— А в какой части клятвы Гиппократа вы прочитали, будто бы врачи обязуются выполнять свои обязанности бескорыстно? В ней такого нет.
Бабушка с готовностью приоткрыла рот, но ответа не нашла. Как я и абсолютное большинство людей, она никогда не читала клятву Гиппократа и понятия не имела, что там говорилось.
— Просто для справки, — изнуренно вздохнул Варов и забрал у бабушки карту, — пойдемте, поговорим.
Он строго глянул на нас с Аллой и прижал палец к губам.
— Там правда такого нет? — спросила я у нее.
— Правда, — равнодушно отозвалась Алла, перебирая анкеты, — я тебе больше скажу: Гиппократ говорил, что за лечение даже нужно брать плату. Мы ведь в капитализме живем, где медикам никто не даст жилье и нормальную пенсию, хотя они заслужили больше всех остальных. Вот угадай, какая зарплата у работников скорой, угадай…
Аллу понесло. И это понятно: вроде и хочется делать добро людям, но тогда как выжить самому? Да и не оценит никто, только привыкнут и обнаглеют.
Поскрипывая колесиками сумки, бабушка ушла, светясь от радости и даже поблагодарила нас за что-то.
— Хоть бы она слух не пустила про сердобольного доктора, — буркнула Алла, но в след ей смотрела с сочувствием, — а то Юре опять достанется.
— Такое уже было? — спросила я.
— Да добрый он.
Варов, и добрый. Нет, не сочеталось как-то.

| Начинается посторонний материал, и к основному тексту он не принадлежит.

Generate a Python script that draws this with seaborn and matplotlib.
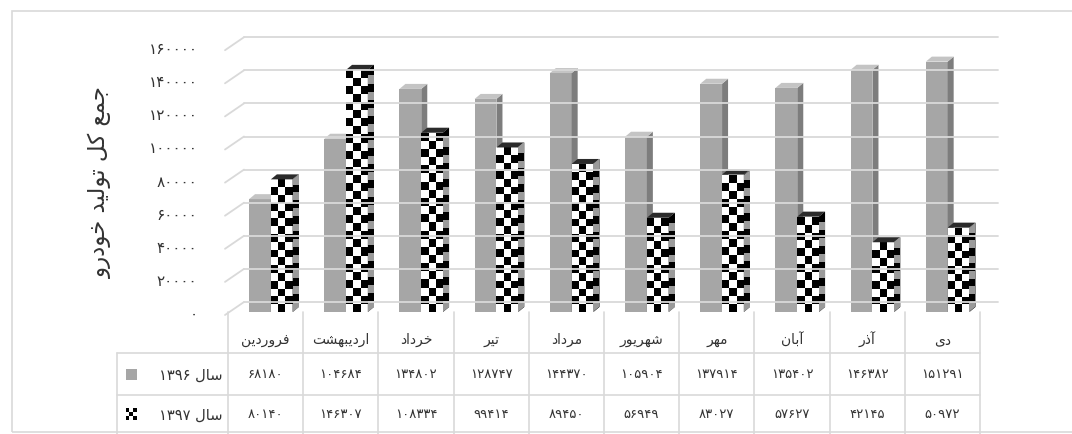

В пятницу Алла нагло пораньше, бросив меня на растерзание клиентов, которые прям поперли. Кое-как справившись, я уже собралась домой, когда зазвонил телефон. Никита, ну надо же.
— Галчон, милая моя, — нежно пропел он, — у тебя все хорошо? Ты звонила… прости, я закрутился.
Кажется, впервые за все время Никита меня действительно злил. Раньше я больше боялась, что он исчезнет навсегда, но заботы и фантазии отвлекали. Мы мило поговорили, он искренни интересовался моими делами и новой работой. А потом, дико извиняясь, попросил денег в долг. Козлина, вот что опомнился!
— Извини, но мои финансы поют даже не романсы, а похоронный марш, — ответила я.
То ли из вежливости, то ли Никита звонил не только ради этого, но разговор продолжался еще минут пятнадцать. Все это время ко мне подходил Варов и с ожиданием смотрел.
— Что? — спросила я, повесив трубку.
— Слушай, — затараторил он, — а есть хорошая кардиограмма, за которой уже не придут?
— Понятия не имею, а Алла от меня трубку уже не берет.